Another topic I find interesting is the common use of iPhones or other expensive smartphones. I like to observe people but I do it casually and not in a creepy sort of way. The smartphone, for a lot of people, can be considered a lifeline to the world.
They really are great devices and to think about holding the world’s information in your hand is very powerful.
These devices, I don’t think to call it a phone really describes their use, cost around $1000. That’s expensive for a device you can drop in the toilet and will be obsolete in a year. Think about what you can do or where you can go with that $1000.
Yet, we are drawn to the prestige the smartphone draws. Even children, following the examples of peers and adults, are drawn to it.
The future may look at this trend with amusement but the pull of a perception of prestige is there. We are drawn to things that convey social status. At this moment in time it may be that smartphone or luxury car, tomorrow it can be something different.
The items may change but the draw of prestigious items remains within our social nature.
The pull of prestige can be an issue for us when this pull takes us to things that are not in our best interests or happiness.
How will a $1000 phone make me happier than a non-smartphone? I bet our happiness wouldn’t be diminished if these devices vanished.
I think to myself if I didn’t have a smartphone but just a non-smartphone for calls, would I be embarrassed to use it in public? For a moment, I thought I would.
I started thinking about how dependent we can be for the positive views of others, even strangers. Then I realized I don’t care what people would think and as long as the phone worked I would consider myself lucky to have a device.
Invisible to yourself
We have selective attention and our attention is strained by the constant bombardment of information. Information can be especially selective when the information is about ourselves.
There’s a tren for us to look for information that supports what we believe and discount information we don’t believe for is inconsistent with our views.
It’s a reminder of how we can be invisible to ourselves and how our ideas are formed and executed.
When we start listening to our inner voice, or daemon as Socrates would call it, we can learn a lot about ourselves. We can figure out what will make us happy for the long-term over the superficial and fleeting joys or pleasures.
This is a way to no longer be invisible to ourselves. An opportunity to know ourselves a little better today than we did yesterday. In some way understand who we are and what we are about.
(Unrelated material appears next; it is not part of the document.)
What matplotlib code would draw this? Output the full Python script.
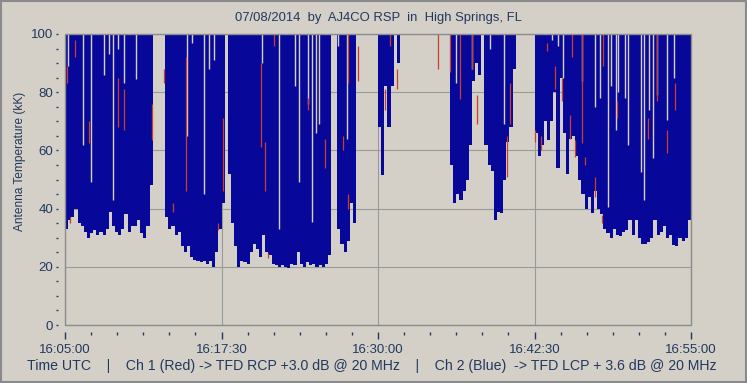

We also shouldn’t be so critical of others and their decisions when we remain invisible to ourselves.
This is something we can do right now, at this very moment. All it takes is a little time, effort, and honest self-evaluation, of ourselves to start on the right path.
Tomorrow is an option
Why wait for tomorrow when I can have it today? We live in an age of convenience and instant gratification, with access to goods and ideas no other civilization has experienced.
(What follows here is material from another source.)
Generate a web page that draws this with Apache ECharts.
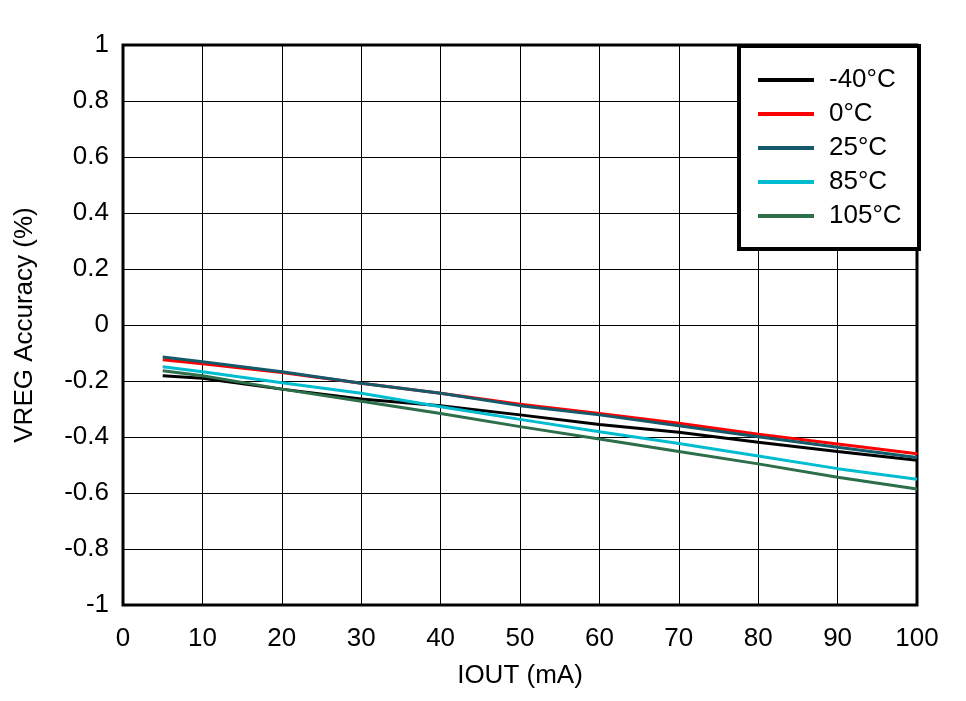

This may have us discount thoughts of the long-term. Can you blame us for thinking this way? The present lives so large in our sights and we have so many decisions to make every day, how can we think about tomorrow when we can barely get through today?
Consequences of this view do arrive. The choices we make at the moment do last to tomorrow. This isn’t unknown to us, yet we seem to block it out. Yes, I will buy that $1000 smartphone but wouldn’t that $1000 be better used for something else tomorrow? Probably.
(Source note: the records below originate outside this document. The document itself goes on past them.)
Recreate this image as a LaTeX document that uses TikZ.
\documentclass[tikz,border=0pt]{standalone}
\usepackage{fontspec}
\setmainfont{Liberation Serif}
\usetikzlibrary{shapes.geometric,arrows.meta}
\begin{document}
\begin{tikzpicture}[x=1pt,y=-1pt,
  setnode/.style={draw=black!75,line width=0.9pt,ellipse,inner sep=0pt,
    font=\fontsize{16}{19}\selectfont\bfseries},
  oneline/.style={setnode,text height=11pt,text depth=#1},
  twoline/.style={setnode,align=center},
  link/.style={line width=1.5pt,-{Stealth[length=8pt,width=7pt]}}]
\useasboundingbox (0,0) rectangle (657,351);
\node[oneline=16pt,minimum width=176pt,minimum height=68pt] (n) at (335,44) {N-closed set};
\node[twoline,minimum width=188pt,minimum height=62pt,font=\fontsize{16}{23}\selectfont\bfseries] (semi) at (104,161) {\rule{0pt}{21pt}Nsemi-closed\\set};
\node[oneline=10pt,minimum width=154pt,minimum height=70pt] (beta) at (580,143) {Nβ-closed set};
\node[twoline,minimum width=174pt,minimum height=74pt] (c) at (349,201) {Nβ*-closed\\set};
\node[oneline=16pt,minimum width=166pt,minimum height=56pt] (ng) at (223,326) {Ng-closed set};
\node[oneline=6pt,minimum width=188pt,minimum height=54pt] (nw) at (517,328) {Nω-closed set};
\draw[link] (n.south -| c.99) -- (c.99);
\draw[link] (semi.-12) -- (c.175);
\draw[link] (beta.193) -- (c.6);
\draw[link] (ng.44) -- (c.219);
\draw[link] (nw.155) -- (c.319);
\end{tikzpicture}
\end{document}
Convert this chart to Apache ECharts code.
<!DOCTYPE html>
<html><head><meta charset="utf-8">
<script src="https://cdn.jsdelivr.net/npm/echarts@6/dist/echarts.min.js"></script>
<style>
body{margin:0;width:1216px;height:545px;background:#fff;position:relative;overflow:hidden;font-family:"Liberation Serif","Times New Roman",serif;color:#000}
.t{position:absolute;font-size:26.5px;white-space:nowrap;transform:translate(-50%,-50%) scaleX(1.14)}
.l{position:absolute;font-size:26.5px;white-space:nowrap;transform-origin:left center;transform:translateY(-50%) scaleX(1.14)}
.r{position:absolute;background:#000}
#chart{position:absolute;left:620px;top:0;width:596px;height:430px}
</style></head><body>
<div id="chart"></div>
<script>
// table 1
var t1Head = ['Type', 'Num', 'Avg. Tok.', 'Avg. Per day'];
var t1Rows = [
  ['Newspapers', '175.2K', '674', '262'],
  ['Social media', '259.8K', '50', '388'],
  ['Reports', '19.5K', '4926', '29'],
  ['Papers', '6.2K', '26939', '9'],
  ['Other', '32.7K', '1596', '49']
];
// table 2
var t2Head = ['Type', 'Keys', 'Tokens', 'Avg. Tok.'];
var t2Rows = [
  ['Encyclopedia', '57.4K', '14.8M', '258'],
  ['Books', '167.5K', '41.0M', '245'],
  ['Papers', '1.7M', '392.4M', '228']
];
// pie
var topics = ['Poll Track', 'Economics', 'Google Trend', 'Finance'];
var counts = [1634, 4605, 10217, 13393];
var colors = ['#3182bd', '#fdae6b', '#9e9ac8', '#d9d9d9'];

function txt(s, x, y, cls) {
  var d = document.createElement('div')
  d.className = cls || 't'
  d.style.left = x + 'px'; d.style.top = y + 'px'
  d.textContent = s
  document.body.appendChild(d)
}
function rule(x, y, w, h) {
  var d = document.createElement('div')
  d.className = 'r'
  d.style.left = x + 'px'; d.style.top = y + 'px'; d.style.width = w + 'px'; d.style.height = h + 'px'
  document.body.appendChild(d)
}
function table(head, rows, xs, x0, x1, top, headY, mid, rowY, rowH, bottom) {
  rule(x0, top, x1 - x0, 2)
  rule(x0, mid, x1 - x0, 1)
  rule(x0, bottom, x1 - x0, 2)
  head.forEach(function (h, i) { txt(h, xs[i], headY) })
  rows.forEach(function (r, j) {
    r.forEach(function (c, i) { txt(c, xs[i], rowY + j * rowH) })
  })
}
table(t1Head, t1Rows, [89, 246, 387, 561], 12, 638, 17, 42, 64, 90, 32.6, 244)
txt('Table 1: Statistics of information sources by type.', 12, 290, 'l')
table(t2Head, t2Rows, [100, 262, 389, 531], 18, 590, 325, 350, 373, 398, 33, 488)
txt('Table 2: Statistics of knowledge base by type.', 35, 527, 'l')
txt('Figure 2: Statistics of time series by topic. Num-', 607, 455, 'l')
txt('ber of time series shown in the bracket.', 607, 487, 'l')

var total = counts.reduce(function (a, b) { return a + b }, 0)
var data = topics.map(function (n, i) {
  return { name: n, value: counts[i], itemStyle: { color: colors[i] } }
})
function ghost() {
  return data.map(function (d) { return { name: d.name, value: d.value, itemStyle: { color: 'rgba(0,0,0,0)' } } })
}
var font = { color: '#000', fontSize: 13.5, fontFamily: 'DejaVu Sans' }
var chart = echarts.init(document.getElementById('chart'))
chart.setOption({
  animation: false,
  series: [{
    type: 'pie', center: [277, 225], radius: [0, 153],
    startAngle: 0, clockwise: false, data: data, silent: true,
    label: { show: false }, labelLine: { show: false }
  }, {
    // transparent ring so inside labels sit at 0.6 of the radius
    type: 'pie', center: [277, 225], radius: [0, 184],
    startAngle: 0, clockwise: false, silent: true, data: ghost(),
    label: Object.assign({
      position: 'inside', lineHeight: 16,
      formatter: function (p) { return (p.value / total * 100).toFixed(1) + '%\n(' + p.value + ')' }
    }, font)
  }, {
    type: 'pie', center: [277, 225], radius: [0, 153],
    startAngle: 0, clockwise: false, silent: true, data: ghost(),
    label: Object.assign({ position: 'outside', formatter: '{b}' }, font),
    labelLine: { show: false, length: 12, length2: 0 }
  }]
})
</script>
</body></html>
We regularly make decisions based on our mood at the moment, that may or may not represent our long-term goals or interest. I was reading Guns, Germs, and Steel and thinking how different life used to be.
Life was very “in the moment” when trying to find water or address the short-term need for food and shelter. It wasn’t until we started building communities that the thoughts of tomorrow started to become important.
In the end, it’s our mental inheritance that doesn’t match the environments we created.
A habit of habits
Habits, the established ways we think and act, are often difficult to change. These thoughts and actions are out of our responses to our environment or the way we think about ourselves. they can be a coping mechanism to address certain problems.
In this way, habits can be a ghost from the past. When talking about our thoughts on tomorrow, the past creates a pressure on the present to keep that pleasurable or stress-reducing action going. To keep the same thoughts and actions as before.
You may want that $1000 smartphone because everyone else has one but maybe when growing up you could have never afforded this kind of device if they had existed then.
So this is pressure from the past to make up for something you could have never done before. It’s something I think about with my own past.
Challenging these habits can provide a great opportunity for change, an area for self-discovery and growth.
What does it all mean?
We have obstacles that make it hard to understand ourselves. It’s not an impossible task to learn more about ourselves, it’ll just take time and effort to do it. Sometimes it feels like we have none of these things.
One day we won’t wake up and say we’re done exploring what makes us the way we are. There’s an ancient Greek quote attributed to Socrates, “an unexamined life is not worth living”, meaning introspection and evaluation isn’t’ an activity that has a defined conclusion.
There’s no way for us to ever know all there is to know about ourselves. The important aspect of this search is to not stop learning about ourselves and the world around us.
Our predictable failures of self-knowledge have large and very unfortunate consequences for how we interact with capitalism.
Capitalism provides an opportunity to succeed in a competition of ideas and it can also reduce happiness when used without self-control.
People will generate goods or ideas that may not apply to us yet we feel the demand for the new, exciting, or popular things. These things won’t make us happy when we have no idea what will make us happy.
If we don’t understand what we want or misinterpret what we want or need then we fall prey to misguided attempts for quick solutions to happiness.
We know quick solutions aren’t real solutions and just another mistake on the path to self-discovery and improvement.
Problems around self-knowledge lead to problems in our personal economies. They lead us to expenditures that take resources from one area of high return to an area of low returns.
A $1000 smartphone is a low return when you think about the things you could do with $1000. Maybe take classes to learn a language or a new skill.
Under these circumstances we still have hope. A hope in that we are capable of change. We can improve upon ourselves and learn from our mistakes to explore the foundations of our happiness.
When we gain knowledge about ourselves we can make informed decisions for the allocation of our limited resources. These gains in knowledge and resources may be a path in how to have a happier life.